Para abastecer uma população de 20.000 pessoas que se intenciona colocar na área, sugere-se um poço profundo para remover 5 milhões de litros de água por dia, mesmo sabendo e afirmando que a retirada de água pelos poços artesianos deve estar diretamente relacionada com a agonia das nascentes do córrego do Diogo e da Lagoa da Chácara.

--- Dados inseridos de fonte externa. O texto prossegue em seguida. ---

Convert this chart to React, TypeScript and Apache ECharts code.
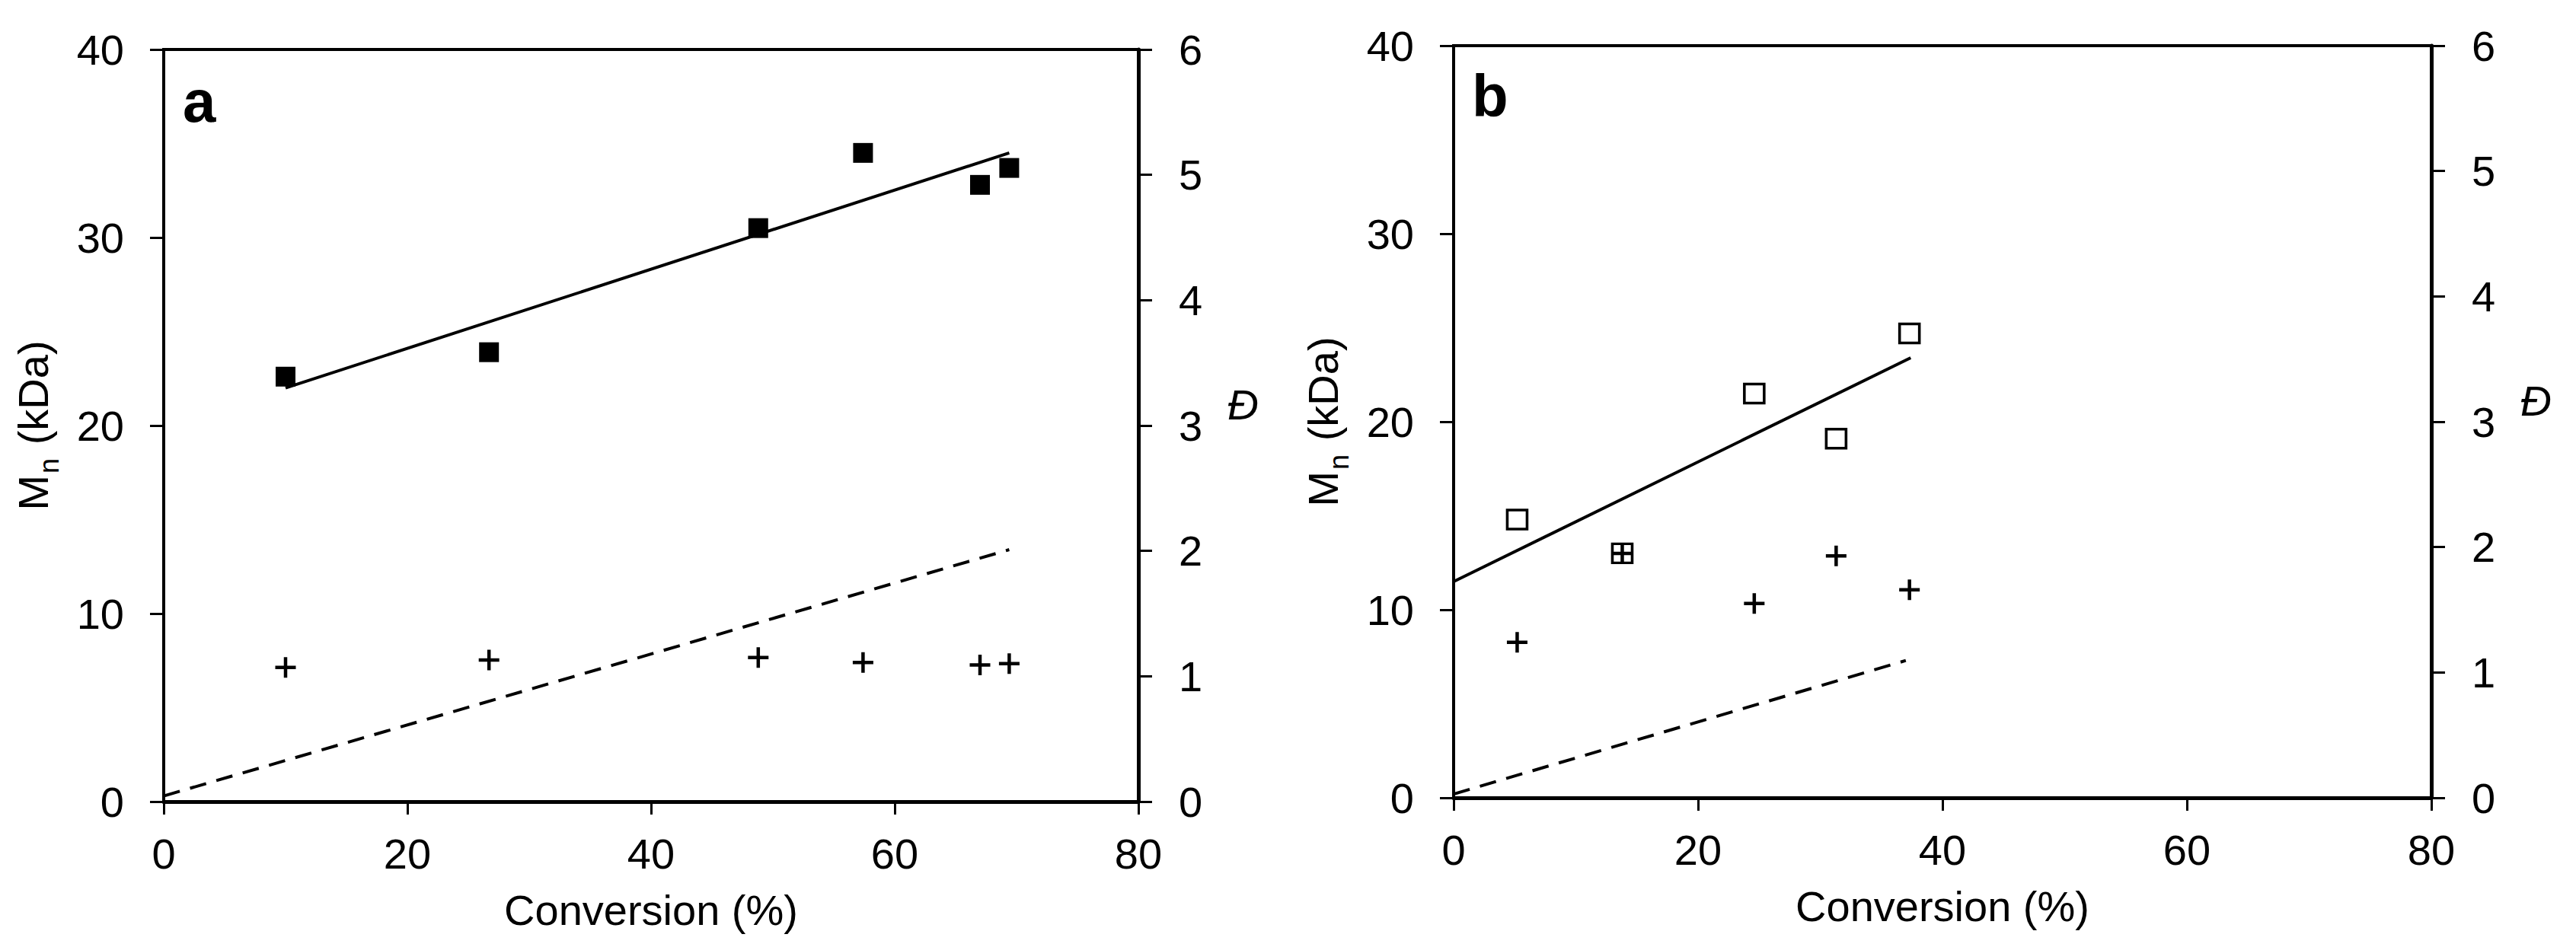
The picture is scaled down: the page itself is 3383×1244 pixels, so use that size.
import React, { useEffect, useRef } from "react";
import * as echarts from "echarts";

// Panel a (filled squares)
const convA = [10.0, 26.7, 48.8, 57.4, 67.0, 69.4];
const mnA = [22.6, 23.9, 30.5, 34.5, 32.8, 33.7];
const dispA = [1.07, 1.13, 1.15, 1.11, 1.09, 1.1];
const fitA = [
  [10.0, 22.0],
  [69.4, 34.5],
];
const theoryA = [
  [0, 0.3],
  [69.4, 13.4],
];

// Panel b (open squares)
const convB = [5.2, 13.8, 24.6, 31.3, 37.3];
const mnB = [14.8, 13.0, 21.5, 19.1, 24.7];
const dispB = [1.24, 1.95, 1.55, 1.93, 1.66];
const fitB = [
  [0, 11.5],
  [37.4, 23.4],
];
const theoryB = [
  [0, 0.2],
  [37.0, 7.3],
];

const panelLabels = ["a", "b"];
const xName = "Conversion (%)";
const yLeftName = "{m|M}{s|n}{m| (kDa)}";
const yRightName = "Đ";

const FONT = "'Liberation Sans', Arial, Helvetica, sans-serif";
const PLUS = "path://M10,0H14V10H24V14H14V24H10V14H0V10H10Z";

function xAxis(gridIndex: number) {
  return {
    gridIndex,
    type: "value",
    min: 0,
    max: 80,
    interval: 20,
    axisLine: { show: true, onZero: false, lineStyle: { color: "#000", width: 5 } },
    axisTick: { show: true, length: 17, lineStyle: { color: "#000", width: 3 } },
    axisLabel: { margin: 40, fontSize: 56, color: "#000", fontFamily: FONT },
    splitLine: { show: false },
    name: xName,
    nameLocation: "middle",
    nameGap: 114,
    nameTextStyle: { fontSize: 56, color: "#000", fontFamily: FONT },
  };
}

function yLeft(gridIndex: number) {
  return {
    gridIndex,
    type: "value",
    position: "left",
    min: 0,
    max: 40,
    interval: 10,
    axisLine: { show: true, onZero: false, lineStyle: { color: "#000", width: 4 } },
    axisTick: { show: true, length: 18, lineStyle: { color: "#000", width: 3 } },
    axisLabel: { margin: 52, fontSize: 56, color: "#000", fontFamily: FONT },
    splitLine: { show: false },
    name: yLeftName,
    nameLocation: "middle",
    nameGap: 140,
    nameTextStyle: {
      color: "#000",
      rich: {
        m: {
          fontSize: 56,
          fontFamily: FONT,
          color: "#000",
          lineHeight: 60,
          verticalAlign: "top",
        },
        s: {
          fontSize: 36,
          fontFamily: FONT,
          color: "#000",
          lineHeight: 36,
          verticalAlign: "top",
          padding: [31, 2, 0, 2],
        },
      },
    },
  };
}

function yRight(gridIndex: number) {
  return {
    gridIndex,
    type: "value",
    position: "right",
    min: 0,
    max: 6,
    interval: 1,
    axisLine: { show: true, onZero: false, lineStyle: { color: "#000", width: 5 } },
    axisTick: { show: true, length: 18, lineStyle: { color: "#000", width: 3 } },
    axisLabel: { margin: 53, fontSize: 56, color: "#000", fontFamily: FONT },
    splitLine: { show: false },
    name: yRightName,
    nameLocation: "middle",
    nameRotate: 0,
    nameGap: 117,
    nameTextStyle: {
      fontSize: 56,
      fontStyle: "italic",
      color: "#000",
      fontFamily: FONT,
      lineHeight: 56,
      verticalAlign: "bottom",
    },
  };
}

function lineSeries(data: number[][], xi: number, yi: number, dashed: boolean) {
  return {
    type: "line",
    xAxisIndex: xi,
    yAxisIndex: yi,
    data,
    showSymbol: false,
    symbol: "none",
    silent: true,
    lineStyle: { color: "#000", width: 4, opacity: 1, type: dashed ? [22, 14] : "solid" },
    z: 2,
  };
}

export default function App() {
  const ref = useRef<HTMLDivElement>(null);
  useEffect(() => {
    document.body.style.margin = "0";
    const chart = echarts.init(ref.current!, null, { renderer: "svg" });
    const option = {
      animation: false,
      backgroundColor: "#fff",
      grid: [
        {
          left: 215,
          top: 65,
          width: 1280,
          height: 988,
          show: true,
          borderColor: "#000",
          borderWidth: 4,
        },
        {
          left: 1909,
          top: 60,
          width: 1284,
          height: 988,
          show: true,
          borderColor: "#000",
          borderWidth: 4,
        },
      ],
      xAxis: [xAxis(0), xAxis(1)],
      yAxis: [yLeft(0), yRight(0), yLeft(1), yRight(1)],
      series: [
        lineSeries(fitA, 0, 0, false),
        lineSeries(theoryA, 0, 0, true),
        {
          type: "scatter",
          xAxisIndex: 0,
          yAxisIndex: 0,
          data: convA.map((x, i) => [x, mnA[i]]),
          symbol: "rect",
          symbolSize: 26,
          itemStyle: { color: "#000", opacity: 1 },
          z: 3,
        },
        {
          type: "scatter",
          xAxisIndex: 0,
          yAxisIndex: 1,
          data: convA.map((x, i) => [x, dispA[i]]),
          symbol: PLUS,
          symbolSize: 27,
          itemStyle: { color: "#000", opacity: 1 },
          z: 4,
        },
        lineSeries(fitB, 1, 2, false),
        lineSeries(theoryB, 1, 2, true),
        {
          type: "scatter",
          xAxisIndex: 1,
          yAxisIndex: 2,
          data: convB.map((x, i) => [x, mnB[i]]),
          symbol: "rect",
          symbolSize: [26, 25],
          itemStyle: { color: "#fff", borderColor: "#000", borderWidth: 3.5, opacity: 1 },
          z: 3,
        },
        {
          type: "scatter",
          xAxisIndex: 1,
          yAxisIndex: 3,
          data: convB.map((x, i) => [x, dispB[i]]),
          symbol: PLUS,
          symbolSize: 27,
          itemStyle: { color: "#000", opacity: 1 },
          z: 4,
        },
      ],
      graphic: [
        {
          type: "text",
          x: 240,
          y: 133,
          style: {
            text: panelLabels[0],
            font: `bold 78px ${FONT}`,
            fill: "#000",
            verticalAlign: "middle",
          },
        },
        {
          type: "text",
          x: 1933,
          y: 126,
          style: {
            text: panelLabels[1],
            font: `bold 78px ${FONT}`,
            fill: "#000",
            verticalAlign: "middle",
          },
        },
      ],
    };
    chart.setOption(option as any);
    return () => chart.dispose();
  }, []);
  return <div ref={ref} style={{ width: 3383, height: 1244 }} />;
}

O empreendimento é uma aula de “educação ambiental”, uma aula às avessas, um exemplo a não ser seguido. Mas certamente terá o apoio de muita gente interessada em fazer projetos para casas “de alto padrão”, vender areia, tijolos, cimento e aparelhos de ar condicionado. Venda de aparelhos de ar condicionado aliás passará a ser o empreendimento mais lucrativo da cidade nos próximos anos, não só nas grandes lojas do Boulevard Santa Helena - se a insanidade da licença prévia for concedida - mas em toda a cidade, que perderá sua maior área verde urbana."
Ramon Lamar de Oliveira Junior
PS.: O Leonardo Pitella afirmou em sua fala a suspeita de que os poços profundos do SAAE, nos terrenos da Fazenda Arizona, não têm a outorga necessária para o funcionamento. Com a palavra, o SAAE.